1. The plaintiffs motion for summary judgment on her complaint under 11 U.S.C. § 727(a)(4)(A) is granted;

2. The plaintiffs motion for summary judgment on her complaint under 11 U.S.C. § 523(a)(14) is denied as moot;

3. The defendant’s cross motion for summary judgment is denied; and

4. The defendant, debtor Richard Allen Unruh, is denied a discharge of his debts in bankruptcy case 01-30992, pursuant to 11 U.S.C. § 727(a)(4)(A).

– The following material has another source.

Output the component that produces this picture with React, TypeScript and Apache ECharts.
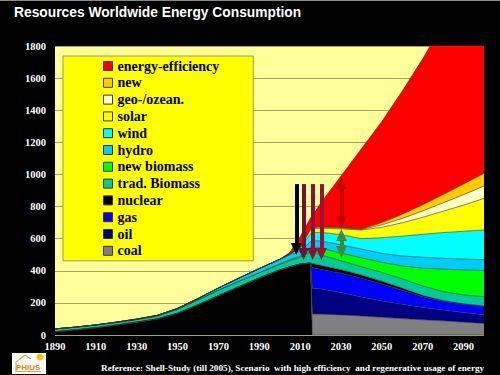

LET JUDGMENT BE ENTERED ACCORDINGLY. 
      
      . Unruh subsequently filed a letter suggesting that he did not receive notice of the hearing on the plaintiff's motion to compel, which contention remains unsupported by the record. The Court presumes that the event that prompted his untimely response was his receipt of the order granting the motion.
     
      
      . The account noted was singly Unruh's business and personal checking account.
     
      
      . The Court notes that Unruh did not amend his schedules to include any assets understood to be exempt and to claim an exemption in the same, with the exception of the piano. Of course, the piano used up the § 522(d)(5) exemption once it was properly scheduled. Unruh has never since amended his schedules to add any of the omitted assets in order to properly schedule them as non-exempt assets of his estate. His argument that omitted assets are irrelevant in light of "credits” available under exemptions fails in fact as much as in law, and instead he perpetuates nondisclosure of his unscheduled assets.
     
      
      . Section 523(a)(1) provides: A discharge under section 727, 1141, 1228(a), 1228(b), or 1328(b) of this title does not discharge an individual debtor from any debt — (1) for a tax or a customs duty — (A) of the kind and for the periods specified in section 507(a)(2) or 507(a)(8) of this title, whether or not a claim for such tax was filed or allowed; (B) with respect to which a return, if required — (i) was not filed; or (ii) was filed after the date on which such return was last due, under applicable law or under any extension, and after two years before the date of the filing of the petition; or (C) with respect to which the debtor made a fraudulent return or willfully attempted in any manner to evade or defeat such tax. See 11 U.S.C. § 523(a)(1). Sections 507(a)(8) provides, in relevant part: (a) The following expenses and claims have priority in the following order: (8) Eighth, allowed unsecured claims of governmental units, only to the extent that such claims are for — (A) a tax on or measured by income or gross receipts ... (C) a tax required to be collected or withheld and for which the debt- or is liable in whatever capacity. See 11 U.S.C. § 507(a)(8).